Ayant le rythme, la danse, la science de la lutte et la poésie dans le sang, il avait initié ses filles à la danse. Mame Gorgui Ndiaye restera l’éternel enfant chéri du Cap-Vert et son nom inscrit en incuse d’Oracle sur tous les fromagers fétiches de sa ville natale. Jamais un poète-lutteur ne m’a autant impressionné que Mame Gorgui Ndiaye, par son verbe haut et luxuriant, par son éloquence qui se déploie comme des lianes épanouies et par son art incomparable de construction orale. Avec ses épouses toutes belles et scintillantes comme un soleil d’été, il semble être l’homme le plus heureux du monde : « Admirez la démarche souple et élégante de Binta, les sourires conquérants de Ndèye et Penda qui éclairent sans discontinuer le cercle familial ». Ceci est le constat de l’époux heureux qui défie avec autant d’atouts, les soubresauts de la vie.
En matière de chants d’exaltation, Mame Gorgui est le compositeur et l’interprète le plus génial de toute sa génération. Je le revois encore dandiner dans l’arène, avec son casque sur la tête, avec des pagnes multicolores savamment tissés ceinturant sa taille, sautillant et dansant sous l’impulsion frénétique des batteurs de tam-tam ivres de rythmes. Mame Gorgui Ndiaye est incontestablement une légende couronnée par les Dieux des arènes, grâce auxquels ses remarquables exploits dans l’arène, resteront éternellement gravés dans nos mémoires.

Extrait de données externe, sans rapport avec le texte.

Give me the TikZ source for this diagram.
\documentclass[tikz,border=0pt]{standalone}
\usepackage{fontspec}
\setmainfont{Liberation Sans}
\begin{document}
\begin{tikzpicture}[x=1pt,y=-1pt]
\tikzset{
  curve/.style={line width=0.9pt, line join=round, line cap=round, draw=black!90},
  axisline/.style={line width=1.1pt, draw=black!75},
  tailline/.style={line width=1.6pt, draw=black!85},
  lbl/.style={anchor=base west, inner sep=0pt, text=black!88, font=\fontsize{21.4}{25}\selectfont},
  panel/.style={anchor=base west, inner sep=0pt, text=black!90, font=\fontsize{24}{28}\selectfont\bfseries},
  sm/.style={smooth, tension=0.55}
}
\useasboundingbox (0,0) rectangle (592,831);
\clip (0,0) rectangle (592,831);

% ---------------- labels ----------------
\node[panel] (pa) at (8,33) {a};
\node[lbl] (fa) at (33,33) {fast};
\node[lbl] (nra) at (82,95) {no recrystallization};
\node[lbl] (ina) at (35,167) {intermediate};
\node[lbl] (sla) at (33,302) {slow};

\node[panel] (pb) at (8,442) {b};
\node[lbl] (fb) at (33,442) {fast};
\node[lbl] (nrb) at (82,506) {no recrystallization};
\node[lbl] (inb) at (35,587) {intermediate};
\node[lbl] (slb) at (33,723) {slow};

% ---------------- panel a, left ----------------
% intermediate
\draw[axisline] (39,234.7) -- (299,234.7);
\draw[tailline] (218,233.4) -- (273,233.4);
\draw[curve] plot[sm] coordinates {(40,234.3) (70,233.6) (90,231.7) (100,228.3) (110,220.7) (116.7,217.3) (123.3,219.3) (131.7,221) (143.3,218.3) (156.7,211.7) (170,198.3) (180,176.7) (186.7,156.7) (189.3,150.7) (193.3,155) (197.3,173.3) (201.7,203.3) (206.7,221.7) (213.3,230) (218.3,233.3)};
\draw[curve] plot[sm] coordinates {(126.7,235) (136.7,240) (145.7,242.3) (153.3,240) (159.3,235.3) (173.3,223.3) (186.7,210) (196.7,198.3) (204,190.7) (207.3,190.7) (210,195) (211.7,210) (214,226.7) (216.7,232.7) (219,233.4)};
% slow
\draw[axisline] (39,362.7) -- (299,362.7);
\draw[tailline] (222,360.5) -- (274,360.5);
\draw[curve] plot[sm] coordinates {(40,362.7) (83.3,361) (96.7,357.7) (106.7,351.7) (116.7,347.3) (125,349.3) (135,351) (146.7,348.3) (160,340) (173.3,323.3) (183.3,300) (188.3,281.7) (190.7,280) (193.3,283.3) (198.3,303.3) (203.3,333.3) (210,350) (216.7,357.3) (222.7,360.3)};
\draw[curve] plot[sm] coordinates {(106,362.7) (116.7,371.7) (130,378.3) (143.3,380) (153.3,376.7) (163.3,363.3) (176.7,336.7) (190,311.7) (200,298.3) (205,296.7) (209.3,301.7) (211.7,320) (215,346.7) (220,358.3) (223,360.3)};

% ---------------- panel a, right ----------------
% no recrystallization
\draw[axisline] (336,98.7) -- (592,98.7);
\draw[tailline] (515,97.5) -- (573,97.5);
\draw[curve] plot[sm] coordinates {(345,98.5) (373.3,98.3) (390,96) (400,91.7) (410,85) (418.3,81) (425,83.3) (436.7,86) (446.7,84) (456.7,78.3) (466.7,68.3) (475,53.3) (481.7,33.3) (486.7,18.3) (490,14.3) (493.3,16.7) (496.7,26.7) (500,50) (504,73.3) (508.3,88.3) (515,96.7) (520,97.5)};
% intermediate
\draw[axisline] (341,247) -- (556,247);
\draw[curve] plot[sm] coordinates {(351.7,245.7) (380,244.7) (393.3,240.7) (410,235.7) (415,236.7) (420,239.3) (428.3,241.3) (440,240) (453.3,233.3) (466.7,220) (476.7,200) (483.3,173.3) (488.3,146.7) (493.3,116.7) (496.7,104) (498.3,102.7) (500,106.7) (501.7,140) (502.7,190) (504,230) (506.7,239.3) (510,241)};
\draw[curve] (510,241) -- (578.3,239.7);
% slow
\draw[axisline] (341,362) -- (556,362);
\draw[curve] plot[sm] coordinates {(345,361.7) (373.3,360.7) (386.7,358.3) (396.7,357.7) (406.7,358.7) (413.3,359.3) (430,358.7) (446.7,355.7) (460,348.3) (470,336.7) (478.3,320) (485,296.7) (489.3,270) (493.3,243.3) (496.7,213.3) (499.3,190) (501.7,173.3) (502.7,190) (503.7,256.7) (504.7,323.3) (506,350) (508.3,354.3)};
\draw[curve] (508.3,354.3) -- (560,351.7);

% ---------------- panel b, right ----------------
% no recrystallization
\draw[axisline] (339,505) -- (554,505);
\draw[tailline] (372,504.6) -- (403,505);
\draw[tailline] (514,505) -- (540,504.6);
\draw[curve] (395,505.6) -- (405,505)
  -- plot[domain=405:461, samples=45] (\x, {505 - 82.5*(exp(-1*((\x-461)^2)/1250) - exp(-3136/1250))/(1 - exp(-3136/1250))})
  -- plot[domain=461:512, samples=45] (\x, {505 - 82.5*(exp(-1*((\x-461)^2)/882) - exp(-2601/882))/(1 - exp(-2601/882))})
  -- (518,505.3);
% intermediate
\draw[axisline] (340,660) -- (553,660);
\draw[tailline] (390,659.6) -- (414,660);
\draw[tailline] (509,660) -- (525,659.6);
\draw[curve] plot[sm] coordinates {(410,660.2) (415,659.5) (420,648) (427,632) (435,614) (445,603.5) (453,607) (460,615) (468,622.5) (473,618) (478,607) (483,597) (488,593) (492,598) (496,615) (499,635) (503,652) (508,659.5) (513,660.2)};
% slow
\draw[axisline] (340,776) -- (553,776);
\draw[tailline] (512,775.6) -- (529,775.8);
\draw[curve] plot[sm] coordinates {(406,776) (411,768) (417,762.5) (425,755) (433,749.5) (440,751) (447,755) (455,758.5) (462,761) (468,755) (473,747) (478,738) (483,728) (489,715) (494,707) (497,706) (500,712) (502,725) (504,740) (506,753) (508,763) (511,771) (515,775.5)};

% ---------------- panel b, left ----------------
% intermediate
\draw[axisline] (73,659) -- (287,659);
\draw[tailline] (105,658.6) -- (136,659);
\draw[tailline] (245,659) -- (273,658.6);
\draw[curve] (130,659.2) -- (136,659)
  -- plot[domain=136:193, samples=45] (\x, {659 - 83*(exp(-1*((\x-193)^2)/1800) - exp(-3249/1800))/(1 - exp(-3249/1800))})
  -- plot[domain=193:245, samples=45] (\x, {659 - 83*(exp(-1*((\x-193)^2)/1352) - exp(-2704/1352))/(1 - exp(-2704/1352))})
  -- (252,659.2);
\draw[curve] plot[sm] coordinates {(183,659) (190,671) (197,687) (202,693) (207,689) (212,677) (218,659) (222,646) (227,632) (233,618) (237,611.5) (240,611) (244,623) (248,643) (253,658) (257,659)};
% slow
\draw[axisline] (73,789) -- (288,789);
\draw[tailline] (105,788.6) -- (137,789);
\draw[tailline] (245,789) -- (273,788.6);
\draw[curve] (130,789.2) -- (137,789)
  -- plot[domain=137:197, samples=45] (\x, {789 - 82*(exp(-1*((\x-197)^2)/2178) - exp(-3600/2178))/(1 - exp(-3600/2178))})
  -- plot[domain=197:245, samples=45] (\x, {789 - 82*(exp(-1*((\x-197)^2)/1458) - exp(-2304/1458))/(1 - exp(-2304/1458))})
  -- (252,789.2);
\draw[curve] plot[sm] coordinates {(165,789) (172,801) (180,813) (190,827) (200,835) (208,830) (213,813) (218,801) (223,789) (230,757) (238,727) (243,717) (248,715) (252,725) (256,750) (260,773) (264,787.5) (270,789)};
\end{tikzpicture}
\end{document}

Honneur et salut à toi champion éternel. Le peuple sénégalais tout entier te doit respect et considération, car par ton génie, tu as su semer dans les cœurs des graines de bonheur infini. Dans la Rome antique, les champions étaient élevés au rang d’immortels à qui on attribuait tous les superlatifs. Rien n’était ni trop grand, ni trop beau et ni surestimé pour eux qui ont composé l’hymne glorieux de leur peuple.

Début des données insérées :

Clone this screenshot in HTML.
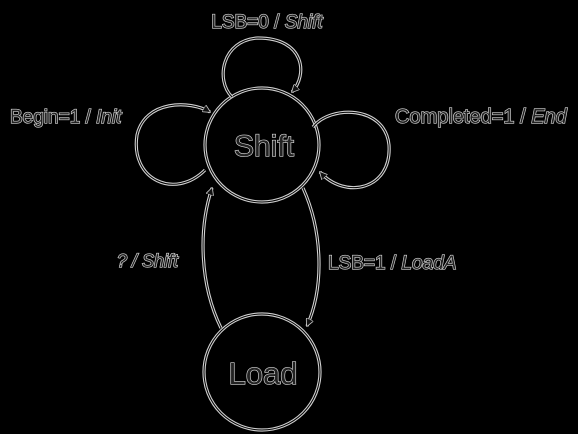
<!DOCTYPE html>
<html><head><meta charset="utf-8"><style>
html,body{margin:0;padding:0;background:#000;}
svg{display:block}
text{font-family:"Liberation Sans",sans-serif;fill:#222;stroke:#d8d8d8;stroke-width:1.3;paint-order:stroke}
.o{fill:none;stroke:#d0d0d0;stroke-width:3.2}
.i{fill:none;stroke:#000;stroke-width:1}
</style></head><body>
<svg width="578" height="434" viewBox="0 0 578 434">
<defs>
<marker id="ah" viewBox="0 0 10 10" refX="9" refY="5" markerWidth="8" markerHeight="8" orient="auto-start-reverse">
<path d="M0,0 L10,5 L0,10 z" fill="#111" stroke="#ccc" stroke-width="1"/>
</marker>
</defs>
<g>
<circle class="o" cx="262" cy="145" r="57"/><circle class="i" cx="262" cy="145" r="57"/>
<text x="264" y="156" font-size="30" text-anchor="middle">Shift</text>
</g>
<g>
<circle class="o" cx="262" cy="372" r="58"/><circle class="i" cx="262" cy="372" r="58"/>
<text x="263" y="384" font-size="31" text-anchor="middle">Load</text>
</g>
<g>
<path class="o" d="M232,97 C215,80 222,40 258,38 C305,38 308,75 292,92"/>
<path class="i" d="M232,97 C215,80 222,40 258,38 C305,38 308,75 292,92" marker-end="url(#ah)"/>
</g>
<g>
<path class="o" d="M205,170 C175,200 130,180 137,135 C145,100 190,100 210,112"/>
<path class="i" d="M205,170 C175,200 130,180 137,135 C145,100 190,100 210,112" marker-end="url(#ah)"/>
</g>
<g>
<path class="o" d="M313,127 C330,105 385,105 389,145 C392,190 345,200 320,172"/>
<path class="i" d="M313,127 C330,105 385,105 389,145 C392,190 345,200 320,172" marker-end="url(#ah)"/>
</g>
<g>
<path class="o" d="M221,328 C200,285 198,230 212,188"/>
<path class="i" d="M221,328 C200,285 198,230 212,188" marker-end="url(#ah)"/>
</g>
<g>
<path class="o" d="M303,188 C322,230 325,285 307,326"/>
<path class="i" d="M303,188 C322,230 325,285 307,326" marker-end="url(#ah)"/>
</g>
<text x="267" y="28" font-size="19" text-anchor="middle">LSB=0 / <tspan font-style="italic">Shift</tspan></text>
<text x="10" y="123" font-size="19">Begin=1 / <tspan font-style="italic">Init</tspan></text>
<text x="395" y="123" font-size="20">Completed=1 / <tspan font-style="italic">End</tspan></text>
<text x="117" y="267" font-size="18" font-style="italic">? / Shift</text>
<text x="328" y="269" font-size="19">LSB=1 / <tspan font-style="italic">LoadA</tspan></text>
</svg>
</body></html>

Maitre de la lutte, de la danse et de la poésie,
À toi les hymnes et les fleurs,
Martèle le sol par tes pieds vigoureux
Encore et encore jusqu’à la fin des temps,
Gor deug ni yow lay mél »
Ô toi Seigneur des arènes,
Rayonnant comme le soleil de Ndiolor,
Gage de ton règne dans les arènes
Unies pour chanter ta gloire
Illustre maître des pieuses incantations.
Les grands champions sportifs sont légion dans notre pays et beaucoup parmi eux, pour ne pas dire tous, croupissent dans une misère horrible. Tous les anciens lutteurs de notre pays, qu’on le sache ou non, sont dans des difficultés existentielles, parce que malades, sans soutien et sans aucun moyen de se prendre en charge. Ce constat est valable pour les sportifs des autres disciplines. Il ne serait pas exagéré d’envisager la tenue des états généraux des anciens sportifs toutes disciplines confondues, dans le but de recenser tous les problèmes auxquels ils sont confrontés, en vue de leur trouver des solutions, ne serait-ce que des palliatifs.

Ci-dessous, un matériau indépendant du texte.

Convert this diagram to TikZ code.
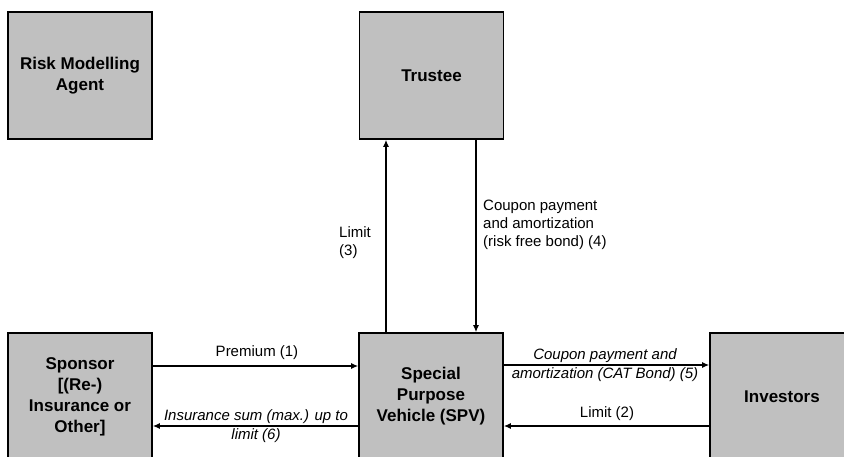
\documentclass[tikz,border=0pt]{standalone}
\usepackage{fontspec}
\setmainfont{Liberation Sans}
\usetikzlibrary{arrows.meta}
\definecolor{boxgray}{HTML}{C0C0C0}
\tikzset{
  party/.style={draw=black, line width=1.6pt, fill=boxgray, minimum width=144pt, minimum height=127pt, inner sep=0pt, align=center, font=\fontsize{17}{21}\selectfont\bfseries},
  flow/.style={line width=1.3pt, -{Latex[length=7pt,width=6pt]}},
  lbl/.style={font=\fontsize{15}{18}\selectfont, inner sep=0pt},
  ilbl/.style={font=\fontsize{15}{19}\selectfont\itshape, inner sep=0pt, fill=white, fill opacity=0, text opacity=1}
}
\begin{document}
\begin{tikzpicture}[x=1pt,y=-1pt]
\useasboundingbox (0,0) rectangle (844,456);
\clip (0,0) rectangle (844,456);
\fill[white] (0,0) rectangle (844,456);
\node[party] (risk) at (80,75.5) {Risk Modelling\\Agent};
\node[party] (trustee) at (431.5,75.5) {Trustee};
\node[party] (sponsor) at (80,396.5) {Sponsor\\{}[(Re-)\\Insurance or\\Other]};
\node[party] (spv) at (431,396.5) {Special\\Purpose\\Vehicle (SPV)};
\node[party] (inv) at (782,396.5) {Investors};
% horizontal flows
\draw[flow] (sponsor.east |- 0,366) -- (spv.west |- 0,366);
\draw[flow] (spv.west |- 0,426) -- (sponsor.east |- 0,426);
\draw[flow] (spv.east |- 0,365) -- (inv.west |- 0,365);
\draw[flow] (inv.west |- 0,426) -- (spv.east |- 0,426);
% vertical flows
\draw[flow] (spv.north -| 386,0) -- (trustee.south -| 386,0);
\draw[flow] (trustee.south -| 476,0) -- (spv.north -| 476,0);
% labels
\node[lbl] (l1) at (257,353) {Premium (1)};
\node[ilbl, align=center] (l6) at (256,426) {Insurance sum (max.) up to\\limit (6)};
\node[ilbl, align=center] (l5) at (605,365) {Coupon payment and\\amortization (CAT Bond) (5)};
\node[lbl] (l2) at (607,414) {Limit (2)};
\node[lbl, anchor=west, align=left] (l3) at (339,242.5) {Limit\\(3)};
\node[lbl, anchor=west, align=left] (l4) at (483,225) {Coupon payment\\and amortization\\(risk free bond) (4)};
\end{tikzpicture}
\end{document}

Dès lors, l’État devrait encourager la création d’une caisse de solidarité sportive, avec une gestion rigoureuse pour aider ceux qui sont dans le besoin. La contribution de l’État et celle des personnes physique ou anonyme, alimenteront cette caisse. L’idée mérite d’être approfondie car sa mise en œuvre soulagera bien des sportifs confrontés de nos jours, à d’énormes difficultés d’ordre existentiel.
Vivement que ce cri soit entendu pour soulager cette frange de nos compatriotes qui ont tout donné au peuple mais en contrepartie, n’ont encore rien reçu.